WHAT NEEDS TO BE DONE: Pictures stay out of this copy, which runs from the first line of the material through the line containing "from matplotlib import pyplot as plt".

STORED DATA:
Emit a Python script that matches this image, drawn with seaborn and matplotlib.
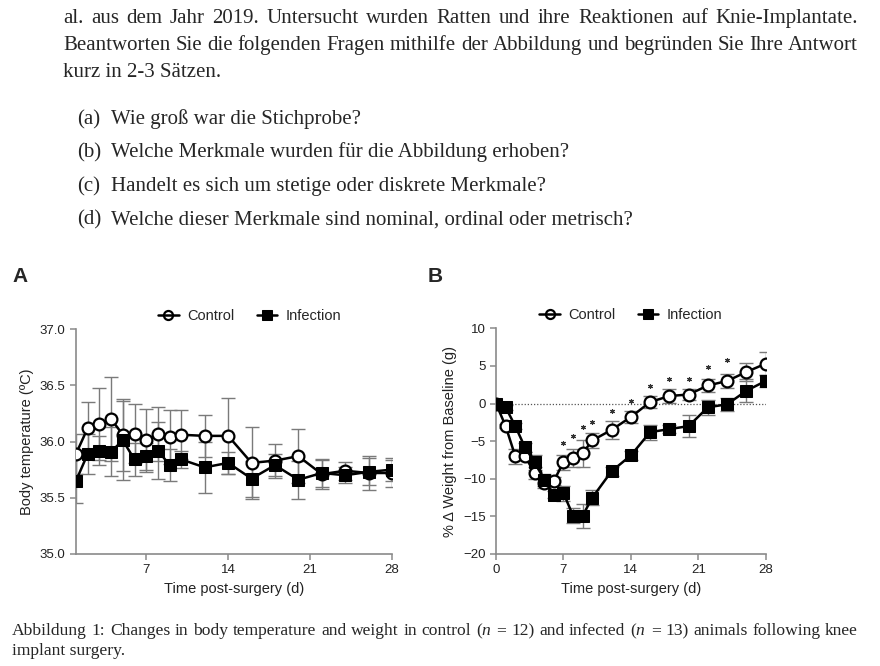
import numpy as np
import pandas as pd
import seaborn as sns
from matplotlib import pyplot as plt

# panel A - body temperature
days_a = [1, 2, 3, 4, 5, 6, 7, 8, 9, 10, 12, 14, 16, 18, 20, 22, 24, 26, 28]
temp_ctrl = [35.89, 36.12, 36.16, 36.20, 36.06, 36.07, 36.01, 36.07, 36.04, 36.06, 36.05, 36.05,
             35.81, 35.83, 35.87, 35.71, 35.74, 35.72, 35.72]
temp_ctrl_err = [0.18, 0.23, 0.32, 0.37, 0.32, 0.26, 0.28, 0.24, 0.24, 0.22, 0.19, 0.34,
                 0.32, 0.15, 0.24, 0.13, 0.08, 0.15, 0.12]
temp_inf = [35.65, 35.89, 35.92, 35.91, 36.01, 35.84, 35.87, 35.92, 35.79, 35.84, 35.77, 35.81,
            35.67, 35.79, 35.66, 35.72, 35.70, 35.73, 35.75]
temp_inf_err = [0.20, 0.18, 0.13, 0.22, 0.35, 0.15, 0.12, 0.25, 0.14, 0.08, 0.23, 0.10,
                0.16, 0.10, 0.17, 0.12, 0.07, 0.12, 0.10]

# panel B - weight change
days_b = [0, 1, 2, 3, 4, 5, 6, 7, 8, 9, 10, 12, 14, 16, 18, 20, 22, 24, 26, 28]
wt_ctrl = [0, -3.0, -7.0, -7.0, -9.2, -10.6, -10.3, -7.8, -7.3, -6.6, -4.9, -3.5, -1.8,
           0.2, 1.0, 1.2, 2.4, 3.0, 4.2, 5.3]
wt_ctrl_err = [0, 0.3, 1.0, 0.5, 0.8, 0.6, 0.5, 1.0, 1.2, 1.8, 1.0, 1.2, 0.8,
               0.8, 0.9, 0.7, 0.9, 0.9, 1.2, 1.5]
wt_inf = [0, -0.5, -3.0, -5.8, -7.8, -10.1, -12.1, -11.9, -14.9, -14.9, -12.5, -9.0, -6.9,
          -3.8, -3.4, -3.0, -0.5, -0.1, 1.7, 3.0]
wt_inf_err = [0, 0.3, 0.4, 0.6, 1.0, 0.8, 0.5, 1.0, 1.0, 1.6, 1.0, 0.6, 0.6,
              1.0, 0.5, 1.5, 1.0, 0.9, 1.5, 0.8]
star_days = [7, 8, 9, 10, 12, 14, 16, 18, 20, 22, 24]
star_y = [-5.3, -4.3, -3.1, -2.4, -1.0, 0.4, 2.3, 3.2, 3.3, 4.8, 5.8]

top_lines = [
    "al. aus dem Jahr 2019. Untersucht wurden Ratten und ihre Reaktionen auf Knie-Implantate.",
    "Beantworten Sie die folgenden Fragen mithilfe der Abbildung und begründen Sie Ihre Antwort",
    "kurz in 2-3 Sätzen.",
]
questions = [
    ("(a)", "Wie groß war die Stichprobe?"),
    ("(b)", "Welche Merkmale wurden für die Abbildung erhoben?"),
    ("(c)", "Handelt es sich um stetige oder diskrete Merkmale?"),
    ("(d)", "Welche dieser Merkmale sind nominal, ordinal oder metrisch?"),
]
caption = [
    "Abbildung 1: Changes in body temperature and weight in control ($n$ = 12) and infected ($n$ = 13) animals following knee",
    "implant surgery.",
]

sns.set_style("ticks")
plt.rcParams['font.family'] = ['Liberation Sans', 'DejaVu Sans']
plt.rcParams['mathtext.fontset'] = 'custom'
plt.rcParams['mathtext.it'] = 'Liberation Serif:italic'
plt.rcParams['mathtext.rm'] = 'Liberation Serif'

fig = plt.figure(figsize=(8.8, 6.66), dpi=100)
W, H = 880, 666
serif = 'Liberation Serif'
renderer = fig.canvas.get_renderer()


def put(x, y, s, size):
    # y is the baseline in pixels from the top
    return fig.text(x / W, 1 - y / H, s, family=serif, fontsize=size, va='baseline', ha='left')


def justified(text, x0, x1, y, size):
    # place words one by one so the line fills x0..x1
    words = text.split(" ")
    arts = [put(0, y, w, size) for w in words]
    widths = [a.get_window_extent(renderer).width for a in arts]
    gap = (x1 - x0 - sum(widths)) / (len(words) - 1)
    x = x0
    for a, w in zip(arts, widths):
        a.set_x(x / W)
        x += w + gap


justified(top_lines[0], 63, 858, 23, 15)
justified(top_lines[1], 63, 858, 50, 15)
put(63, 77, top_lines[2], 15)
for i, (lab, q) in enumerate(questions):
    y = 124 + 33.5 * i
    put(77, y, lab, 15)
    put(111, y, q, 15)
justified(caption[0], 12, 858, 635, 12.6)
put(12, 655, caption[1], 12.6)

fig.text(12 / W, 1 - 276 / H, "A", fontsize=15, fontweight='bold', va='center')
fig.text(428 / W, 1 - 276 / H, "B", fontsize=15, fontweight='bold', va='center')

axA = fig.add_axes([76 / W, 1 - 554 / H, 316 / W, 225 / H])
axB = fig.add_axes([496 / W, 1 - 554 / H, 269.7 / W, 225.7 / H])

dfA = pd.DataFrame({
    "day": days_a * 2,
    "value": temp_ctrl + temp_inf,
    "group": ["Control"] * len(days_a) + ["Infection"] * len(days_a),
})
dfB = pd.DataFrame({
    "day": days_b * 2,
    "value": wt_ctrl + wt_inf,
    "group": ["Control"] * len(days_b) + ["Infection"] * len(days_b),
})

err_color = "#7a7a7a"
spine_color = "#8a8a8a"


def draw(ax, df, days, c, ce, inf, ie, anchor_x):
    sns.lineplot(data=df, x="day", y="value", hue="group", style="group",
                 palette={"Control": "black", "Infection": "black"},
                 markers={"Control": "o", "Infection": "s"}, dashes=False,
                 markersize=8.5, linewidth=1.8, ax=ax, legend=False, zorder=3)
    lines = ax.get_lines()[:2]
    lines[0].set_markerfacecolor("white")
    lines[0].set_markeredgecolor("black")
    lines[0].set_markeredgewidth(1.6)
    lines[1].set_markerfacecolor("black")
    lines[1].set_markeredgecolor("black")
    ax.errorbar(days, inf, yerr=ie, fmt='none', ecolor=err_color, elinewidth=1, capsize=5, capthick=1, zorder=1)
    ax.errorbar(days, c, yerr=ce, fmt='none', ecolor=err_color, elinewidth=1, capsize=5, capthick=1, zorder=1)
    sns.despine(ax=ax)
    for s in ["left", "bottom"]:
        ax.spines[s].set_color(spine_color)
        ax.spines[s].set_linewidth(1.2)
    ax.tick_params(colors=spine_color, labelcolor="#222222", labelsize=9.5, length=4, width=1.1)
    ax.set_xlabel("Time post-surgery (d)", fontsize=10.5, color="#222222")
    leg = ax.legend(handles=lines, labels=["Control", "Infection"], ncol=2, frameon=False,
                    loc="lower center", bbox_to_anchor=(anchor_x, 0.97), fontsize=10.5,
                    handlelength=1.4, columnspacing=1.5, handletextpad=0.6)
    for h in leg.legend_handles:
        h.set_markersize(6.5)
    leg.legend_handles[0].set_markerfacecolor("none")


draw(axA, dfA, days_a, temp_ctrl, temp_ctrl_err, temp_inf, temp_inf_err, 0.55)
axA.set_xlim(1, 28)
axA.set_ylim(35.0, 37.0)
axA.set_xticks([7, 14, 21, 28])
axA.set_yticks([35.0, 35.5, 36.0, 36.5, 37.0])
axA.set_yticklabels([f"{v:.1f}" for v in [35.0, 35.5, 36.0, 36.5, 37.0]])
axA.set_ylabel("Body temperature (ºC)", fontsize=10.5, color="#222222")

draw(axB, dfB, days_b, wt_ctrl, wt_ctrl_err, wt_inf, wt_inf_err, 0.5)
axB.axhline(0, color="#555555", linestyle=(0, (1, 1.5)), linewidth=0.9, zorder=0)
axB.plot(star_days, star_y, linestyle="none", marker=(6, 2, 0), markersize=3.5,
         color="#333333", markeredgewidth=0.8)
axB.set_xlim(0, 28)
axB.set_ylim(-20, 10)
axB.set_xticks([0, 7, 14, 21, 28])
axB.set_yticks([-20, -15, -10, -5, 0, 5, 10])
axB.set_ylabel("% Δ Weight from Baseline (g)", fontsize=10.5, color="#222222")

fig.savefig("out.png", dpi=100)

EXERCISE SOLUTION:
Emit a Python script that matches this image, drawn with seaborn and matplotlib.
import numpy as np
import pandas as pd
import seaborn as sns
from matplotlib import pyplot as plt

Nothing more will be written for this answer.